多要素認証では「知識情報」「所有(所持)情報」「生体情報」の3つの「要素(情報)」のうち、2つ以上を利用します。それぞれの要素について具体例を挙げて説明します。
【知識情報の例】
知識情報とは、認証される本人だけが知っている(記憶している)情報を指します。コストもかからず手軽に利用しやすいことから多くの企業やサービスで利用されています。
ただし本人「だけ」とされているものの、実際は本人以外の第三者に漏洩した時点で、誰でも扱える情報になってしまいます。また記憶しなければならないため、覚えやすい数字や文字の並びにしがちなこと、同じパスワードを複数の媒体で使い回してしまう人が多く、人為的なミスも起きやすいリスクの高い認証情報といえます。
なお、知識情報だけを2段階に分けて認証する方法を二段階認証といいます。一段階だけのものよりはセキュリティは強くなりますが、2つとも知識情報のため認証突破されやすく、多要素認証(MFA)への移行が推奨されています。
(参考)
内閣官房 内閣サイバーセキュリティセンター:政府機関等の対策基準策定のためのガイドライン(令和5年度版)
デジタル庁:政府情報システムにおけるセキュリティ・バイ・デザインガイドライン
総務省:地方公共団体における情報セキュリティポリシーに関するガイドライン(令和5年3月版)
総務省:クラウドサービス提供における情報セキュリティ対策ガイドライン(第3版)
【所持情報の例】
所持情報とはその名のとおり、ユーザーの「所持」しているものを利用した認証情報です。

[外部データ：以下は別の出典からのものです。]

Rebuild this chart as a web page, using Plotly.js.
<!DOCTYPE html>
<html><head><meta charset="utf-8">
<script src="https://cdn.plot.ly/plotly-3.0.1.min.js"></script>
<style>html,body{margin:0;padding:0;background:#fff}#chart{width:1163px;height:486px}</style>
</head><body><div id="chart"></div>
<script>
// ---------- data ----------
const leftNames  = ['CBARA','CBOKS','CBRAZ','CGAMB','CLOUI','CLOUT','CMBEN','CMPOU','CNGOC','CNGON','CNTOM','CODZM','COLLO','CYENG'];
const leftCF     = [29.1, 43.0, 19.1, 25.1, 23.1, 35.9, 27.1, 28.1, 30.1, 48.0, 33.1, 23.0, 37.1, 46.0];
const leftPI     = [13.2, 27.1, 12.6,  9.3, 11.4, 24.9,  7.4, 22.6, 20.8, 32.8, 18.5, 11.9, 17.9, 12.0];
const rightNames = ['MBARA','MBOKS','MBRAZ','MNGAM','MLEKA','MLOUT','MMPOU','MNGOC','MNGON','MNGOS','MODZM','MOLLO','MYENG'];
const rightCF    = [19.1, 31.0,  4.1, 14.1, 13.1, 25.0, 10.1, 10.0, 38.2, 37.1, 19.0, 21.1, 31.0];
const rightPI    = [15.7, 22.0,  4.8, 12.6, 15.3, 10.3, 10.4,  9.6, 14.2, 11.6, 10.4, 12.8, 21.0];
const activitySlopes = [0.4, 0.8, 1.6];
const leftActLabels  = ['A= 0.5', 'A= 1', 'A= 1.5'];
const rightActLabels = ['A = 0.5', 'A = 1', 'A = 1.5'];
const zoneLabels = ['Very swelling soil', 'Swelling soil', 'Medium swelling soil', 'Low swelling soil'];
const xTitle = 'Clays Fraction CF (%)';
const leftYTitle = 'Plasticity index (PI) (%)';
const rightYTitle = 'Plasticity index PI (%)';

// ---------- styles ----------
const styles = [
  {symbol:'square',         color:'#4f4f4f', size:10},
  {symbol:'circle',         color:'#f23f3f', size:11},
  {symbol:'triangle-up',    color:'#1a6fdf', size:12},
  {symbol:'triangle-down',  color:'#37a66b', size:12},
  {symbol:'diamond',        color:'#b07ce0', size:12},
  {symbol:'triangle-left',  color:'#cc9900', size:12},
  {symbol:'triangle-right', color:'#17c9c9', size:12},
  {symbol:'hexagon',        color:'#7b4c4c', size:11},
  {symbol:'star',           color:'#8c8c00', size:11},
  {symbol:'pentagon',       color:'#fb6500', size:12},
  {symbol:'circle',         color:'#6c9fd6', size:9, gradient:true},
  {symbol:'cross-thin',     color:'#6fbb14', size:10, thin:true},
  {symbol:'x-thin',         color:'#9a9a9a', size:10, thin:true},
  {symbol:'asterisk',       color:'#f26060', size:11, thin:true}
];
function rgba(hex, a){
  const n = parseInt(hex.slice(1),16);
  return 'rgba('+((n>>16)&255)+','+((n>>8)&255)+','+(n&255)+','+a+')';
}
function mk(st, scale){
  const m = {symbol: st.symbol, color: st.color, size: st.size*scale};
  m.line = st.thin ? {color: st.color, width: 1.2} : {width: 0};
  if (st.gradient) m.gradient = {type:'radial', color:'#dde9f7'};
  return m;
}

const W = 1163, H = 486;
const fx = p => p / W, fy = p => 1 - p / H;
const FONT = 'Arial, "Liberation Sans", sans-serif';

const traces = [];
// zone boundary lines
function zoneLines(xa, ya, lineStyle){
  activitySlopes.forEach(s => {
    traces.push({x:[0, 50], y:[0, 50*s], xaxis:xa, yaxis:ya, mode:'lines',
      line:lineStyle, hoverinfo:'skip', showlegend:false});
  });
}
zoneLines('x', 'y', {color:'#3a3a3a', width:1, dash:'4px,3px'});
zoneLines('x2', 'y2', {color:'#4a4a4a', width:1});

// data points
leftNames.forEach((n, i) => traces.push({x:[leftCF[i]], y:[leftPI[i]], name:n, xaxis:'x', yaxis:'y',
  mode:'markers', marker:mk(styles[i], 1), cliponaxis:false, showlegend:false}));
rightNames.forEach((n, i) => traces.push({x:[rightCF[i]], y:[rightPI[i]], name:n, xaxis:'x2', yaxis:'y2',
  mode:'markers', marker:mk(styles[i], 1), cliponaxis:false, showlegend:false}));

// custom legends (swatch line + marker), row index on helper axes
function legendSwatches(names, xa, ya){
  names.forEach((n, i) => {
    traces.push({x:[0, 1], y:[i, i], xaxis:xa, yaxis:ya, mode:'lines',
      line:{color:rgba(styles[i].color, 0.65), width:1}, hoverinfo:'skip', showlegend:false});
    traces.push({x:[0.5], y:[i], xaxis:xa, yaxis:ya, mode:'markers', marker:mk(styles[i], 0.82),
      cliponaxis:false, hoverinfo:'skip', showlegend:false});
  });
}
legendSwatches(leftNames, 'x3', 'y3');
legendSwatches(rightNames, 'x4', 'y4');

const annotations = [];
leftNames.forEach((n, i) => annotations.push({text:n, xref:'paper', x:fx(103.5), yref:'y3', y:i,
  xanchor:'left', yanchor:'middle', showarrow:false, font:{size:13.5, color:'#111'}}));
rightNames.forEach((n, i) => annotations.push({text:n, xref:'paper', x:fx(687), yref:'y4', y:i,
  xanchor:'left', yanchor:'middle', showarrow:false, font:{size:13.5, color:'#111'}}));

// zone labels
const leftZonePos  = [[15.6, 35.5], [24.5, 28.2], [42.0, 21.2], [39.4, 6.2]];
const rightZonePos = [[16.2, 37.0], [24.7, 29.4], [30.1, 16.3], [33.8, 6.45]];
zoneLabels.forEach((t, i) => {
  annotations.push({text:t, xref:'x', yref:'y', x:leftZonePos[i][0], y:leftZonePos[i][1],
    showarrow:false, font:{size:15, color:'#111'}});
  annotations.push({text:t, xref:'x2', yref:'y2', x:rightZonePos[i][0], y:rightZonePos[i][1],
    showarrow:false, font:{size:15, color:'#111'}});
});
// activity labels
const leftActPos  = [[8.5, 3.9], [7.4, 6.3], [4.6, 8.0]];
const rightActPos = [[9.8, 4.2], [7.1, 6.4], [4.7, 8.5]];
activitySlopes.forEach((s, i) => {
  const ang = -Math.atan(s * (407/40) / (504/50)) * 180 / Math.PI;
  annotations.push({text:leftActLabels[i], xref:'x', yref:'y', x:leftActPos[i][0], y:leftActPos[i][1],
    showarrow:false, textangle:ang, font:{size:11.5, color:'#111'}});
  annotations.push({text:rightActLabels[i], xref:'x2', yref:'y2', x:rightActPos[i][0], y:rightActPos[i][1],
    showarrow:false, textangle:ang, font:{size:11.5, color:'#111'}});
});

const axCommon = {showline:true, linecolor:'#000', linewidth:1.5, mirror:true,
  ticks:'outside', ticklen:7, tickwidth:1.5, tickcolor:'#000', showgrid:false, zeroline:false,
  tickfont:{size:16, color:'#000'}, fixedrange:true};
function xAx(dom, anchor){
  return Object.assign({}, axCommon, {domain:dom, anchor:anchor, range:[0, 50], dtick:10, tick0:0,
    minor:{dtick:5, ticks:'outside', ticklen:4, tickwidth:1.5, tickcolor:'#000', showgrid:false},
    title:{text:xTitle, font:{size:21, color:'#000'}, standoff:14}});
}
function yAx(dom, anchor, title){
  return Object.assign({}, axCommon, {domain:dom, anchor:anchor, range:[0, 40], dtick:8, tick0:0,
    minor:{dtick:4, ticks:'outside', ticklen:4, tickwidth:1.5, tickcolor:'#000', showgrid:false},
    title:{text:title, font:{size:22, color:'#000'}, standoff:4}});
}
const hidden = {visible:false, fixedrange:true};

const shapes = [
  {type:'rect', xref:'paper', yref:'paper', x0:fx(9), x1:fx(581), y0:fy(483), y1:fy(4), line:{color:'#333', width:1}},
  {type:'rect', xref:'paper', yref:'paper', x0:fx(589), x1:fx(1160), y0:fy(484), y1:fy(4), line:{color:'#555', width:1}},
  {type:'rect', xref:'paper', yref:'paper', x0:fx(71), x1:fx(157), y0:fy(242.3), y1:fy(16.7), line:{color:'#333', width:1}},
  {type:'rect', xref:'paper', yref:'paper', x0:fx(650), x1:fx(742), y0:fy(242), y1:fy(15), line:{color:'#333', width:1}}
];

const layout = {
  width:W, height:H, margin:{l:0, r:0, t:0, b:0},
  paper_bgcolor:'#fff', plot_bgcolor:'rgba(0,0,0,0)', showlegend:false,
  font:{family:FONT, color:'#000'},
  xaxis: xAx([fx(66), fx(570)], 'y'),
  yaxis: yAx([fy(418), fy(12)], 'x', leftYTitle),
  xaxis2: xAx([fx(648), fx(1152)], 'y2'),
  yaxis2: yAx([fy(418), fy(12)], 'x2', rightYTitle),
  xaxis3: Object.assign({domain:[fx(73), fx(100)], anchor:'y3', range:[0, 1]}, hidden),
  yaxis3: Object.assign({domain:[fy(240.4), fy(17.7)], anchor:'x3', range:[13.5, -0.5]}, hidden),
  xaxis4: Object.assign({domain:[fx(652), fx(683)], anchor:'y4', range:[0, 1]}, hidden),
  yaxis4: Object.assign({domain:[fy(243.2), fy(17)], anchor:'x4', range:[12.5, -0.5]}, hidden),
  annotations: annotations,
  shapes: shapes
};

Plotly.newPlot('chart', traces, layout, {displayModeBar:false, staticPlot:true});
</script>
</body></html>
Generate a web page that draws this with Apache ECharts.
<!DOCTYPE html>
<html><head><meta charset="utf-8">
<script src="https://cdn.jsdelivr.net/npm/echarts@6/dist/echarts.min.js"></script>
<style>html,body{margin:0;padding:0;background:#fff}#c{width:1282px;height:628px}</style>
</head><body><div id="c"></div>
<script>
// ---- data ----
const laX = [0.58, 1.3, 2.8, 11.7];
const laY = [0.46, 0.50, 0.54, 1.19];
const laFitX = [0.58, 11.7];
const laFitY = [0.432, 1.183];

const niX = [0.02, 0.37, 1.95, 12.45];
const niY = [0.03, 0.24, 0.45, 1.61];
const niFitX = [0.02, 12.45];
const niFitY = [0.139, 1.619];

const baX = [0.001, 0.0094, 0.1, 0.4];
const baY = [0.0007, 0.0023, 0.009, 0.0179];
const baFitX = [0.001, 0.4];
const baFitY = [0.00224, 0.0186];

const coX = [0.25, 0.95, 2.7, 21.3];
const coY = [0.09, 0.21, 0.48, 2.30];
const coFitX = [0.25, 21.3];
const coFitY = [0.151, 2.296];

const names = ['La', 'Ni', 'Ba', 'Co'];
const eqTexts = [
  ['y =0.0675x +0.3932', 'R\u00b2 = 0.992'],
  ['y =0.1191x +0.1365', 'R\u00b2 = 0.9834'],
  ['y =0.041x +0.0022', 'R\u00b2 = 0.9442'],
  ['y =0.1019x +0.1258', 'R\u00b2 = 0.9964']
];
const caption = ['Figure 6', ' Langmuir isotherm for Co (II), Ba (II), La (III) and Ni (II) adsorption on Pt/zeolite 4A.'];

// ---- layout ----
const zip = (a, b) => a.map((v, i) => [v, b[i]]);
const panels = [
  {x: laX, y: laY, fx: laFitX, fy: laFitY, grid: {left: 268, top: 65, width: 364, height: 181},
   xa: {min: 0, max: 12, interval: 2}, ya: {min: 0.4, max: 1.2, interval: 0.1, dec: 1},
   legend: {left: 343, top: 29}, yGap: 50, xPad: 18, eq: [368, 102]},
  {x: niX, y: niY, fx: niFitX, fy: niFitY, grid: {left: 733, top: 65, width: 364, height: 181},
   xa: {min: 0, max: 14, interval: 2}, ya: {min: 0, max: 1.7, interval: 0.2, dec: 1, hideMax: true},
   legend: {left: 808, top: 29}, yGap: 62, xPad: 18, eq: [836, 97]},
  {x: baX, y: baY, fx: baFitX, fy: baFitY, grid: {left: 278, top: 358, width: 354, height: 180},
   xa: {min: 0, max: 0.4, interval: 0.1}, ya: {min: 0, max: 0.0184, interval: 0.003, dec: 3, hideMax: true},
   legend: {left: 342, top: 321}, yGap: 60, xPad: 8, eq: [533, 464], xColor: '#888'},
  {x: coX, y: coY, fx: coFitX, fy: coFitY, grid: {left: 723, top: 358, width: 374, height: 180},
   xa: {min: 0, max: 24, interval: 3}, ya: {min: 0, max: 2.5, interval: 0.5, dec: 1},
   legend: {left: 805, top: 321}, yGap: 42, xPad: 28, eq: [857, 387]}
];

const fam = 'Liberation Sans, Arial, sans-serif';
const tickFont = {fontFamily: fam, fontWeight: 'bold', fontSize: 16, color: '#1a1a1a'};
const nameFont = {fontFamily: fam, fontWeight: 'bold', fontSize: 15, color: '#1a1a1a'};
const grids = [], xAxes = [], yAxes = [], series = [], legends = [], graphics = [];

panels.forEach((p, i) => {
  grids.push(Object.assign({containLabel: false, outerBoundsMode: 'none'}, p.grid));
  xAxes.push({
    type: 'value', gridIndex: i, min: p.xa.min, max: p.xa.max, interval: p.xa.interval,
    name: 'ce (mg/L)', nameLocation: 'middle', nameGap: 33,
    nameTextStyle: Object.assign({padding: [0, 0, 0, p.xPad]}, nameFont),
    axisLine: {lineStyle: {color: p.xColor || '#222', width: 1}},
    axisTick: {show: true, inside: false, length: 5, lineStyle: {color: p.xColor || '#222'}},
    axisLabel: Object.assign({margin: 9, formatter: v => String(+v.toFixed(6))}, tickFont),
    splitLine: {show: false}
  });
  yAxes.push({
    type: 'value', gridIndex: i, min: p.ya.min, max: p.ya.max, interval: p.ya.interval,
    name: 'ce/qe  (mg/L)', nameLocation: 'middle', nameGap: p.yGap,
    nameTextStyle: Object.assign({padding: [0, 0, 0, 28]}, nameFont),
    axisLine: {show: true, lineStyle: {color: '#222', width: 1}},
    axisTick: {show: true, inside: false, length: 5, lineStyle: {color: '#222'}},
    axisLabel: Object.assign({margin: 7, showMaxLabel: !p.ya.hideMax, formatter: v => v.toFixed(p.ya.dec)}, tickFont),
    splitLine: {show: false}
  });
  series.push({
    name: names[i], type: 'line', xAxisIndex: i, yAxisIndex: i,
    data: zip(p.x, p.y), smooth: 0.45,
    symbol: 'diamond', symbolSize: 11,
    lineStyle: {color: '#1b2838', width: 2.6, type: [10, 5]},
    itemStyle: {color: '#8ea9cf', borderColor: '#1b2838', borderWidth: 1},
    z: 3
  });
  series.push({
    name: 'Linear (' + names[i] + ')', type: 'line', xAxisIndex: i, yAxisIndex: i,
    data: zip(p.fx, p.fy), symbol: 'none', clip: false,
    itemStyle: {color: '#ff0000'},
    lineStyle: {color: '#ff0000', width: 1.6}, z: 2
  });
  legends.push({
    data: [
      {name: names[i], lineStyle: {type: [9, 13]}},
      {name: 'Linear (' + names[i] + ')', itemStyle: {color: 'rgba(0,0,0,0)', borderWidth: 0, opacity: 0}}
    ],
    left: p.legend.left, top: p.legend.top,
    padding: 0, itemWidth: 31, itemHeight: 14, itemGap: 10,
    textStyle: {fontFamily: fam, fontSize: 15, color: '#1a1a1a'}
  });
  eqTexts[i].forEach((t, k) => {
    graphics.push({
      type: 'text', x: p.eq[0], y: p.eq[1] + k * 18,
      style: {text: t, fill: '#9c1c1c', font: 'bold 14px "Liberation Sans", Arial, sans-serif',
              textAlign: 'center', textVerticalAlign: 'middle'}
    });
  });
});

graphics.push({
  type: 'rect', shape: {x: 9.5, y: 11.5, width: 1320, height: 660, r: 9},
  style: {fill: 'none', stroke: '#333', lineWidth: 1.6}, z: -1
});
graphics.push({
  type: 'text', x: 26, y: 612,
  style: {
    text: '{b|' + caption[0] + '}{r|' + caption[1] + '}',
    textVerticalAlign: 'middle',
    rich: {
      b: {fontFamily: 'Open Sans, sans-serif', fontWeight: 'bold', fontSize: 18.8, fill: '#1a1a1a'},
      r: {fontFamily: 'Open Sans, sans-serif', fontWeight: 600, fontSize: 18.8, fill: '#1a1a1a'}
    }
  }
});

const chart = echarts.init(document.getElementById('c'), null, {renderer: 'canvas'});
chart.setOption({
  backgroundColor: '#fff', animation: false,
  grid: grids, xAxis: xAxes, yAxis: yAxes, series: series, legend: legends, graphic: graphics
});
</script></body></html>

クレジットカードや端末にインストールした会員証などがこれにあたります。ユーザーが所持していれば認証でき、ほかに代替できないのでセキュリティレベルはある程度高いといえます。ただしそのもの自体を紛失してしまうと第三者に情報を盗まれてしまいます。また、例えばスマートフォンのアプリ認証で職場のパソコンにログインする場合、家にスマートフォンを忘れてくるとログインできません。このように「手元になければ認証できない」デメリットがあります。
【生体情報の例】
生体認証とは、ユーザー本人の身体がもつ、固有の情報を使った認証方法です。例えば顔認証や指紋認証は、すでにスマートフォンにも実装されており、利用している人も多いのではないでしょうか。
身体情報はその人固有のものであり、複製やなりすましが非常に難しくなっています。近年のカメラやAIは優秀で、顔認証の能力は非常に精緻です。また指紋や声紋、虹彩などはそもそも複製自体が非常に難しいとされています。生体情報は知識情報のようにうっかり忘却してしまうこともなく、所持情報のように持ち歩くのを忘れたり失くしたりするおそれもないため、3つの要素の中では最も安全性の高い認証情報といえます。
ただし、生体情報の利用には専用の機器の導入が必要になるため、コストがかかります。また認証機器によっては性能が高くないものもあり、導入前に慎重に調べる必要があります。さらに、ユーザー本人が眠っているなど意識がない状態で悪意の第三者に利用されてしまうおそれもあり、絶対安全というわけではありません。
以上、3つのうち2つ以上の要素を組み合わせて行われる認証を「多要素認証(2つの場合は二要素認証)」と呼びます。